I'm not sure whether this is still the case, but the cardboard boxes that McDonald's packages its burgers in in Australia used to have '100% Aussie beef' printed on them, but the beef was actually imported from South America by a wholly-McDonald's-owned subsidiary called '100% Aussie'.
Restaurants are free to advertise that they use domestic chicken. You can even legislate mandatory labeling if you're so inclined. The fact that you think consumers need to be actively prevented from getting US chicken, because they don't have the capacity to decide for themselves contradicts your claim that "Brits are NOT having it".
it's classic dumping, the sort that Trump gets upset about
the US is free to make non-chlorine chicken, and then sell it to places that demad non-chlorine chicken
No. A society, which has chosen its government, has decided that it would like to outsource the individual work of tracking food provenance and safety in the form of ensuring that the only food available is food that meets the standards that the society has decided to set.

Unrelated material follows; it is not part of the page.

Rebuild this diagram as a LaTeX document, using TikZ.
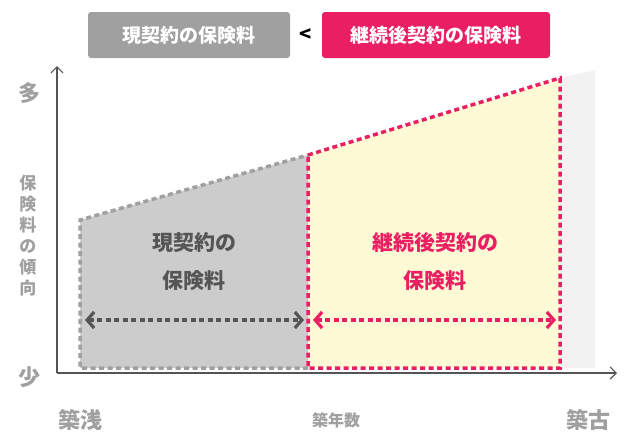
\documentclass[tikz,border=0pt]{standalone}
\usepackage{fontspec}
\setmainfont{Noto Sans CJK JP}
\usetikzlibrary{arrows.meta}
\definecolor{custom-pink}{RGB}{233, 30, 99}
\definecolor{custom-gray}{RGB}{160, 160, 160}
\definecolor{custom-dark}{RGB}{85, 85, 85}
\definecolor{custom-fill}{RGB}{204, 204, 204}
\definecolor{custom-yellow}{RGB}{255, 250, 214}
\tikzset{
  titlebox/.style={rounded corners=3pt, text=white, font=\bfseries\fontsize{19}{22}\selectfont, minimum height=46pt, inner xsep=10pt},
  axislabel/.style={text=custom-gray, font=\bfseries\fontsize{22}{26}\selectfont},
  regionlabel/.style={font=\bfseries\fontsize{21}{38}\selectfont, align=center},
  dashedge/.style={line width=3.5pt, dash pattern=on 5pt off 3.5pt},
  spanarrow/.style={line width=3.2pt, dash pattern=on 5pt off 3.5pt, {Straight Barb[length=7pt,width=16pt]}-{Straight Barb[length=7pt,width=16pt]}}
}
\begin{document}
\begin{tikzpicture}[x=1pt,y=-1pt]
\useasboundingbox[fill=white] (0,0) rectangle (625,445);
% titles
\node[titlebox, fill=custom-gray, minimum width=202pt] (current) at (189,35) {現契約の保険料};
\node[font=\bfseries\fontsize{20}{22}\selectfont] (less) at (306,35) {<};
\node[titlebox, fill=custom-pink, minimum width=228pt] (renewal) at (436,35) {継続後契約の保険料};
% regions
\fill[black!5] (560,78) -- (595,70) -- (595,368) -- (560,368) -- cycle;
\fill[custom-yellow] (308,155) -- (560,78) -- (560,368) -- (308,368) -- cycle;
\fill[custom-fill] (80,220) -- (308,155) -- (308,368) -- (80,368) -- cycle;
\draw[dashedge, custom-gray] (308,368) -- (80,368) -- (80,220) -- (308,155);
\draw[dashedge, custom-pink] (308,155) -- (560,78) -- (560,368) -- (308,368) -- cycle;
% axes
\coordinate (origin) at (57,373);
\coordinate (top) at (57,66);
\coordinate (right) at (617,373);
\draw[custom-dark, line width=1.2pt, -{Straight Barb[length=6pt,width=12pt]}] (origin) -- (top);
\draw[custom-dark, line width=1.2pt, -{Straight Barb[length=6pt,width=12pt]}] (origin) -- (right);
\node[axislabel] (many) at (29,93) {多};
\node[axislabel] (few) at (29,377) {少};
\node[text=custom-gray, font=\bfseries\fontsize{17}{21}\selectfont, align=center] (trend) at (28,236) {保\\険\\料\\の\\傾\\向};
\node[axislabel] (new) at (80,420) {築浅};
\node[text=custom-gray, font=\bfseries\fontsize{16}{18}\selectfont] (age) at (336,420) {築年数};
\node[axislabel] (old) at (588,420) {築古};
% region labels
\node[regionlabel, text=custom-dark] (curlabel) at (194,262) {現契約の\\保険料};
\node[regionlabel, text=custom-pink] (renlabel) at (435,262) {継続後契約の\\保険料};
\coordinate (a1) at (85,320);
\coordinate (a2) at (304,320);
\coordinate (b1) at (313,320);
\coordinate (b2) at (556,320);
\draw[spanarrow, custom-dark] (a1) -- (a2);
\draw[spanarrow, custom-pink] (b1) -- (b2);
\end{tikzpicture}
\end{document}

This is specialization at work, which is in fact one of the primary drivers of civilization and progress.
No one is saying that people can't make these decisions by themselves. People are saying they do not want to, especially in an environment that is heavily information-asymmetric.
I'm a well-educated, intelligent software engineer. Sure, I could go looking into the details of the production facility for all of the meat that I buy, maybe, at the grocery store - but I certainly don't want to. And if I go to a restaurant, I absolutely do not want to have to spend hours researching their supply chain first.
This is not incapacity. This is intelligent division of labor.